(Rows from a dataset of charts and code)
* Start *
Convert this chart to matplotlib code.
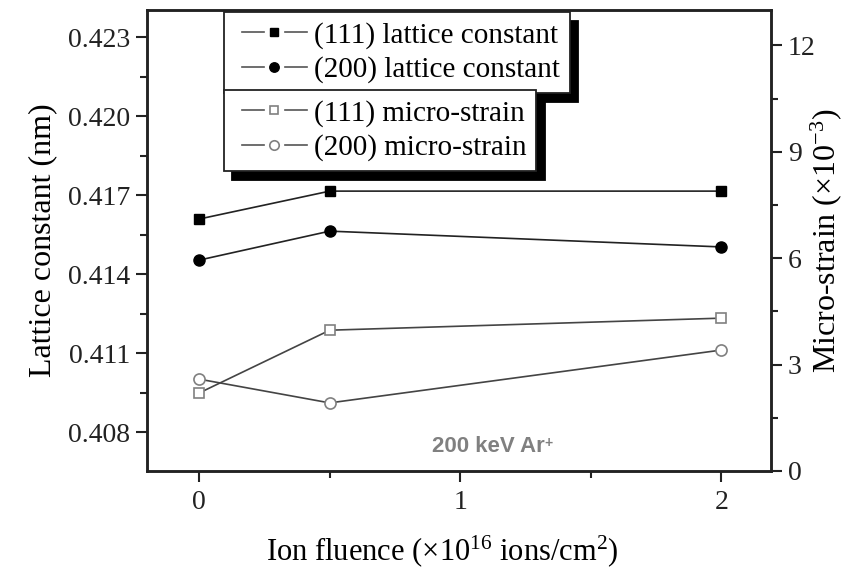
import matplotlib
matplotlib.use('Agg')
import matplotlib.pyplot as plt
from matplotlib.lines import Line2D
from matplotlib.legend_handler import HandlerBase
from matplotlib.ticker import MultipleLocator

plt.rcParams['font.family'] = ['Liberation Serif', 'DejaVu Serif']
plt.rcParams['mathtext.fontset'] = 'custom'
plt.rcParams['mathtext.rm'] = 'Liberation Serif'
plt.rcParams['mathtext.it'] = 'Liberation Serif:italic'

# data
fluence = [0, 0.5, 2]
lat_111 = [0.41609, 0.41715, 0.41715]
lat_200 = [0.41453, 0.41563, 0.41503]
strain_111 = [2.20, 3.97, 4.31]
strain_200 = [2.59, 1.92, 3.41]


class GapHandler(HandlerBase):
    # legend key drawn as  --- marker ---  with small gaps round the marker
    def create_artists(self, legend, orig_handle, xdescent, ydescent,
                       width, height, fontsize, trans):
        y = height / 2 - ydescent
        x0 = -xdescent
        x1 = x0 + width
        xm = (x0 + x1) / 2
        gap = 0.36 * fontsize
        kw = dict(color='#555555', lw=1.2)
        a = Line2D([x0, xm - gap], [y, y], **kw)
        b = Line2D([xm + gap, x1], [y, y], **kw)
        m = Line2D([xm], [y], ls='', marker=orig_handle.get_marker(),
                   ms=orig_handle.get_markersize() * 0.85,
                   mfc=orig_handle.get_markerfacecolor(),
                   mec=orig_handle.get_markeredgecolor(),
                   mew=orig_handle.get_markeredgewidth())
        for art in (a, b, m):
            art.set_transform(trans)
        return [a, b, m]


fig = plt.figure(figsize=(8.48, 5.70), dpi=100)
ax = fig.add_axes([0.1733, 0.1737, 0.7359, 0.8088])
ax2 = ax.twinx()

l1, = ax.plot(fluence, lat_111, '-', color='#222222', lw=1.2, marker='s', ms=7,
              mfc='black', mec='black', label='(111) lattice constant')
l2, = ax.plot(fluence, lat_200, '-', color='#222222', lw=1.2, marker='o', ms=8,
              mfc='black', mec='black', label='(200) lattice constant')
l3, = ax2.plot(fluence, strain_111, '-', color='#444444', lw=1.2, marker='s', ms=7,
               mfc='white', mec='#808080', mew=1.2, label='(111) micro-strain')
l4, = ax2.plot(fluence, strain_200, '-', color='#444444', lw=1.2, marker='o', ms=8,
               mfc='white', mec='#808080', mew=1.2, label='(200) micro-strain')

ax.set_xlim(-0.2, 2.19)
ax.set_ylim(0.40652, 0.42403)
ax2.set_ylim(0, 13)

ax.set_xticks([0, 1, 2])
ax.xaxis.set_minor_locator(MultipleLocator(0.5))
ax.set_yticks([0.408, 0.411, 0.414, 0.417, 0.420, 0.423])
ax.yaxis.set_minor_locator(MultipleLocator(0.0015))
ax2.set_yticks([0, 3, 6, 9, 12])
ax2.yaxis.set_minor_locator(MultipleLocator(1.5))

for a in (ax, ax2):
    for s in a.spines.values():
        s.set_linewidth(1.8)
        s.set_color('#222222')
    a.tick_params(which='major', direction='out', length=8, width=1.5,
                  labelsize=20, colors='#222222', pad=4)
    a.tick_params(which='minor', direction='out', length=5, width=1.5,
                  colors='#222222')
ax.tick_params(axis='y', which='both', right=False)
ax.tick_params(axis='x', which='both', top=False, pad=6)

ax.set_xlabel(r'Ion fluence ($\times$10$^{16}$ ions/cm$^{2}$)', fontsize=22)
ax.xaxis.set_label_coords(0.473, -0.135)
ax.set_ylabel('Lattice constant (nm)', fontsize=23, labelpad=8)
ax2.set_ylabel(r'Micro-strain ($\times$10$^{-3}$)', fontsize=23, labelpad=-5)

t = ax.text(0.547, 0.041, '200 keV Ar', transform=ax.transAxes, fontsize=16,
            fontweight='bold', color='#808080', ha='center', va='baseline',
            family=['Liberation Sans'])
ax.annotate('+', xy=(1.0, 1.0), xycoords=t, fontsize=10, fontweight='bold',
            color='#808080', ha='left', va='top', family=['Liberation Sans'])

shadow = {'ox': 6, 'oy': -6.5, 'color': 'black', 'alpha': 1}
leg_kw = dict(loc='upper left', fontsize=21, frameon=True, fancybox=False,
              framealpha=1, edgecolor='#222222', borderpad=0.34,
              labelspacing=0.26, handlelength=2.5, handletextpad=0.24,
              borderaxespad=0, numpoints=1, bbox_transform=fig.transFigure,
              handler_map={Line2D: GapHandler(xpad=0.27)})
leg1 = ax2.legend(handles=[l1, l2], bbox_to_anchor=(224 / 848, 1 - 12 / 570),
                  shadow=shadow, **leg_kw)
ax2.add_artist(leg1)
leg2 = ax2.legend(handles=[l3, l4], bbox_to_anchor=(224 / 848, 1 - 90 / 570),
                  shadow=shadow, **leg_kw)
for leg in (leg1, leg2):
    leg.get_frame().set_linewidth(1.3)

fig.savefig('out.png', dpi=100)
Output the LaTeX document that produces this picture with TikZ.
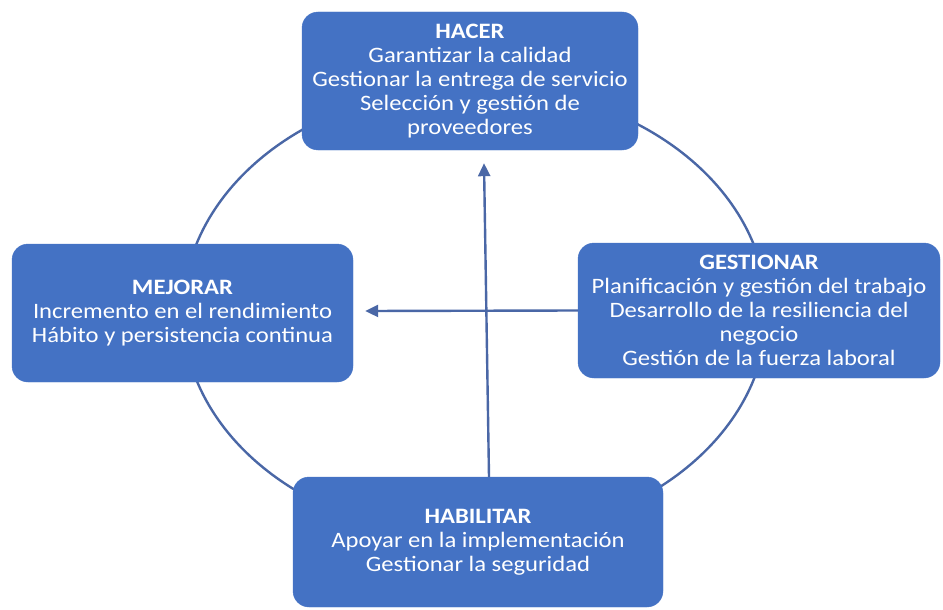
\documentclass[tikz,border=0pt]{standalone}
\usepackage{fontspec}
\setmainfont{Carlito}[FakeStretch=1.12]
\usetikzlibrary{arrows.meta}
\definecolor{boxblue}{HTML}{4472C4}
\definecolor{linkblue}{HTML}{4A67A6}
\begin{document}
\begin{tikzpicture}[x=1pt,y=-1pt,
  phase/.style={fill=boxblue, draw=boxblue, rounded corners=16pt, text=white,
    align=center, font=\fontsize{22}{24}\selectfont, inner sep=0pt},
  cyc/.style={draw=linkblue, line width=2.4pt},
  arr/.style={draw=linkblue, line width=2.4pt, -{Triangle[length=13pt,width=12pt]}}]
\useasboundingbox (0,0) rectangle (943,610);
% the cycle behind the four phases
\draw[cyc] (475,312) ellipse [x radius=292, y radius=226];
% phases
\node[phase, minimum width=336pt, minimum height=138pt] (hacer) at (470,81)
  {\textbf{HACER}\\Garantizar la calidad\\Gestionar la entrega de servicio\\Selección y gestión de\\proveedores};
\node[phase, minimum width=341pt, minimum height=138pt] (mej) at (182.5,313)
  {\textbf{MEJORAR}\\Incremento en el rendimiento\\Hábito y persistencia continua};
\node[phase, minimum width=362pt, minimum height=135pt] (gest) at (759,310.5)
  {\textbf{GESTIONAR}\\Planificación y gestión del trabajo\\Desarrollo de la resiliencia del\\negocio\\Gestión de la fuerza laboral};
\node[phase, minimum width=370pt, minimum height=130pt] (hab) at (478,542)
  {\textbf{HABILITAR}\\Apoyar en la implementación\\Gestionar la seguridad};
% arrows
\draw[arr] ([xshift=11pt]hab.north) -- ([xshift=14pt,yshift=-13pt]hacer.south);
\draw[arr] (gest.west) -- ([xshift=12pt,yshift=2pt]mej.east);
\end{tikzpicture}
\end{document}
* End *
Set problem:
Repeat each record exactly as shown above, dropping all images.

Task result:
Convert this chart to matplotlib code.
import matplotlib
matplotlib.use('Agg')
import matplotlib.pyplot as plt
from matplotlib.lines import Line2D
from matplotlib.legend_handler import HandlerBase
from matplotlib.ticker import MultipleLocator

plt.rcParams['font.family'] = ['Liberation Serif', 'DejaVu Serif']
plt.rcParams['mathtext.fontset'] = 'custom'
plt.rcParams['mathtext.rm'] = 'Liberation Serif'
plt.rcParams['mathtext.it'] = 'Liberation Serif:italic'

# data
fluence = [0, 0.5, 2]
lat_111 = [0.41609, 0.41715, 0.41715]
lat_200 = [0.41453, 0.41563, 0.41503]
strain_111 = [2.20, 3.97, 4.31]
strain_200 = [2.59, 1.92, 3.41]


class GapHandler(HandlerBase):
    # legend key drawn as  --- marker ---  with small gaps round the marker
    def create_artists(self, legend, orig_handle, xdescent, ydescent,
                       width, height, fontsize, trans):
        y = height / 2 - ydescent
        x0 = -xdescent
        x1 = x0 + width
        xm = (x0 + x1) / 2
        gap = 0.36 * fontsize
        kw = dict(color='#555555', lw=1.2)
        a = Line2D([x0, xm - gap], [y, y], **kw)
        b = Line2D([xm + gap, x1], [y, y], **kw)
        m = Line2D([xm], [y], ls='', marker=orig_handle.get_marker(),
                   ms=orig_handle.get_markersize() * 0.85,
                   mfc=orig_handle.get_markerfacecolor(),
                   mec=orig_handle.get_markeredgecolor(),
                   mew=orig_handle.get_markeredgewidth())
        for art in (a, b, m):
            art.set_transform(trans)
        return [a, b, m]


fig = plt.figure(figsize=(8.48, 5.70), dpi=100)
ax = fig.add_axes([0.1733, 0.1737, 0.7359, 0.8088])
ax2 = ax.twinx()

l1, = ax.plot(fluence, lat_111, '-', color='#222222', lw=1.2, marker='s', ms=7,
              mfc='black', mec='black', label='(111) lattice constant')
l2, = ax.plot(fluence, lat_200, '-', color='#222222', lw=1.2, marker='o', ms=8,
              mfc='black', mec='black', label='(200) lattice constant')
l3, = ax2.plot(fluence, strain_111, '-', color='#444444', lw=1.2, marker='s', ms=7,
               mfc='white', mec='#808080', mew=1.2, label='(111) micro-strain')
l4, = ax2.plot(fluence, strain_200, '-', color='#444444', lw=1.2, marker='o', ms=8,
               mfc='white', mec='#808080', mew=1.2, label='(200) micro-strain')

ax.set_xlim(-0.2, 2.19)
ax.set_ylim(0.40652, 0.42403)
ax2.set_ylim(0, 13)

ax.set_xticks([0, 1, 2])
ax.xaxis.set_minor_locator(MultipleLocator(0.5))
ax.set_yticks([0.408, 0.411, 0.414, 0.417, 0.420, 0.423])
ax.yaxis.set_minor_locator(MultipleLocator(0.0015))
ax2.set_yticks([0, 3, 6, 9, 12])
ax2.yaxis.set_minor_locator(MultipleLocator(1.5))

for a in (ax, ax2):
    for s in a.spines.values():
        s.set_linewidth(1.8)
        s.set_color('#222222')
    a.tick_params(which='major', direction='out', length=8, width=1.5,
                  labelsize=20, colors='#222222', pad=4)
    a.tick_params(which='minor', direction='out', length=5, width=1.5,
                  colors='#222222')
ax.tick_params(axis='y', which='both', right=False)
ax.tick_params(axis='x', which='both', top=False, pad=6)

ax.set_xlabel(r'Ion fluence ($\times$10$^{16}$ ions/cm$^{2}$)', fontsize=22)
ax.xaxis.set_label_coords(0.473, -0.135)
ax.set_ylabel('Lattice constant (nm)', fontsize=23, labelpad=8)
ax2.set_ylabel(r'Micro-strain ($\times$10$^{-3}$)', fontsize=23, labelpad=-5)

t = ax.text(0.547, 0.041, '200 keV Ar', transform=ax.transAxes, fontsize=16,
            fontweight='bold', color='#808080', ha='center', va='baseline',
            family=['Liberation Sans'])
ax.annotate('+', xy=(1.0, 1.0), xycoords=t, fontsize=10, fontweight='bold',
            color='#808080', ha='left', va='top', family=['Liberation Sans'])

shadow = {'ox': 6, 'oy': -6.5, 'color': 'black', 'alpha': 1}
leg_kw = dict(loc='upper left', fontsize=21, frameon=True, fancybox=False,
              framealpha=1, edgecolor='#222222', borderpad=0.34,
              labelspacing=0.26, handlelength=2.5, handletextpad=0.24,
              borderaxespad=0, numpoints=1, bbox_transform=fig.transFigure,
              handler_map={Line2D: GapHandler(xpad=0.27)})
leg1 = ax2.legend(handles=[l1, l2], bbox_to_anchor=(224 / 848, 1 - 12 / 570),
                  shadow=shadow, **leg_kw)
ax2.add_artist(leg1)
leg2 = ax2.legend(handles=[l3, l4], bbox_to_anchor=(224 / 848, 1 - 90 / 570),
                  shadow=shadow, **leg_kw)
for leg in (leg1, leg2):
    leg.get_frame().set_linewidth(1.3)

fig.savefig('out.png', dpi=100)
Output the LaTeX document that produces this picture with TikZ.
\documentclass[tikz,border=0pt]{standalone}
\usepackage{fontspec}
\setmainfont{Carlito}[FakeStretch=1.12]
\usetikzlibrary{arrows.meta}
\definecolor{boxblue}{HTML}{4472C4}
\definecolor{linkblue}{HTML}{4A67A6}
\begin{document}
\begin{tikzpicture}[x=1pt,y=-1pt,
  phase/.style={fill=boxblue, draw=boxblue, rounded corners=16pt, text=white,
    align=center, font=\fontsize{22}{24}\selectfont, inner sep=0pt},
  cyc/.style={draw=linkblue, line width=2.4pt},
  arr/.style={draw=linkblue, line width=2.4pt, -{Triangle[length=13pt,width=12pt]}}]
\useasboundingbox (0,0) rectangle (943,610);
% the cycle behind the four phases
\draw[cyc] (475,312) ellipse [x radius=292, y radius=226];
% phases
\node[phase, minimum width=336pt, minimum height=138pt] (hacer) at (470,81)
  {\textbf{HACER}\\Garantizar la calidad\\Gestionar la entrega de servicio\\Selección y gestión de\\proveedores};
\node[phase, minimum width=341pt, minimum height=138pt] (mej) at (182.5,313)
  {\textbf{MEJORAR}\\Incremento en el rendimiento\\Hábito y persistencia continua};
\node[phase, minimum width=362pt, minimum height=135pt] (gest) at (759,310.5)
  {\textbf{GESTIONAR}\\Planificación y gestión del trabajo\\Desarrollo de la resiliencia del\\negocio\\Gestión de la fuerza laboral};
\node[phase, minimum width=370pt, minimum height=130pt] (hab) at (478,542)
  {\textbf{HABILITAR}\\Apoyar en la implementación\\Gestionar la seguridad};
% arrows
\draw[arr] ([xshift=11pt]hab.north) -- ([xshift=14pt,yshift=-13pt]hacer.south);
\draw[arr] (gest.west) -- ([xshift=12pt,yshift=2pt]mej.east);
\end{tikzpicture}
\end{document}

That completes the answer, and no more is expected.